# DATA LINES
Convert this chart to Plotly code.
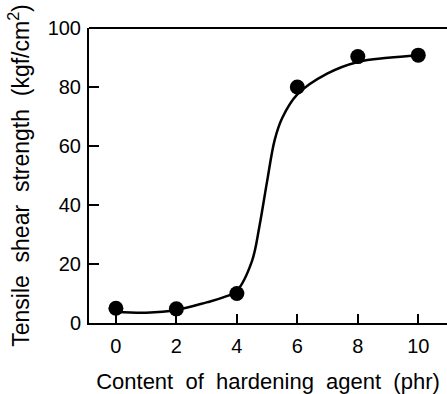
import plotly.graph_objects as go

# measured points
content_phr = [0, 2, 4, 6, 8, 10]
strength = [5, 4.8, 10, 80, 90.3, 90.8]

# smooth curve
curve_x = [0, 1, 2, 3, 3.5, 4, 4.5, 4.75, 5, 5.25, 5.5, 6, 7, 8, 9, 10]
curve_y = [3.8, 3.5, 4.4, 7.0, 8.5, 11.0, 21, 33, 48, 62, 69.5, 77.5, 84.6, 88.5, 89.9, 90.8]

x_ticks = [0, 2, 4, 6, 8, 10]
y_ticks = [0, 20, 40, 60, 80, 100]

X_TITLE = "Content of hardening agent (phr)"
Y_TITLE_WORDS = ["Tensile", "shear", "strength", "(kgf/cm<sup>2</sup>)"]

FONT = "Liberation Sans, Arial, Helvetica, sans-serif"
SP2 = "\u00a0\u00a0"

fig = go.Figure()
fig.add_trace(go.Scatter(x=curve_x, y=curve_y, mode="lines",
                         line=dict(color="black", width=2.5, shape="spline", smoothing=1.0),
                         hoverinfo="skip", showlegend=False))
fig.add_trace(go.Scatter(x=content_phr, y=strength, mode="markers",
                         marker=dict(color="black", size=15),
                         showlegend=False))

fig.update_layout(
    width=447, height=394,
    margin=dict(l=89, r=0, t=28, b=71),
    paper_bgcolor="white", plot_bgcolor="white",
    font=dict(family=FONT, color="black", size=20),
    xaxis=dict(range=[-0.89, 10.95], tickvals=x_ticks, ticktext=[str(v) for v in x_ticks],
               ticks="inside", ticklen=9, tickwidth=1.5, tickcolor="black",
               showline=True, linecolor="black", linewidth=2, showgrid=False, zeroline=False,
               ticklabelstandoff=4,
               title=dict(text=X_TITLE.replace(" ", SP2), standoff=18,
                          font=dict(size=22))),
    yaxis=dict(range=[0, 100], tickvals=y_ticks, ticktext=[str(v) for v in y_ticks],
               ticks="inside", ticklen=10, tickwidth=1.5, tickcolor="black",
               showline=True, linecolor="black", linewidth=2, showgrid=False, zeroline=False,
               ticklabelstandoff=2,
               title=dict(text=SP2.join(Y_TITLE_WORDS),
                          standoff=12, font=dict(size=23))),
)
fig.add_shape(type="line", xref="paper", yref="paper", x0=0, x1=1, y0=1, y1=1,
              line=dict(color="black", width=2))

fig.write_html("out.html")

# SHORT PROBLEM
Starting at the top of the listing above, please restate word for word each line up to and including the one that holds "strength = [5, 4.8, 10, 80, 90.3, 90.8]", omitting every image.

# RESULT OF THIS TASK
Convert this chart to Plotly code.
import plotly.graph_objects as go

# measured points
content_phr = [0, 2, 4, 6, 8, 10]
strength = [5, 4.8, 10, 80, 90.3, 90.8]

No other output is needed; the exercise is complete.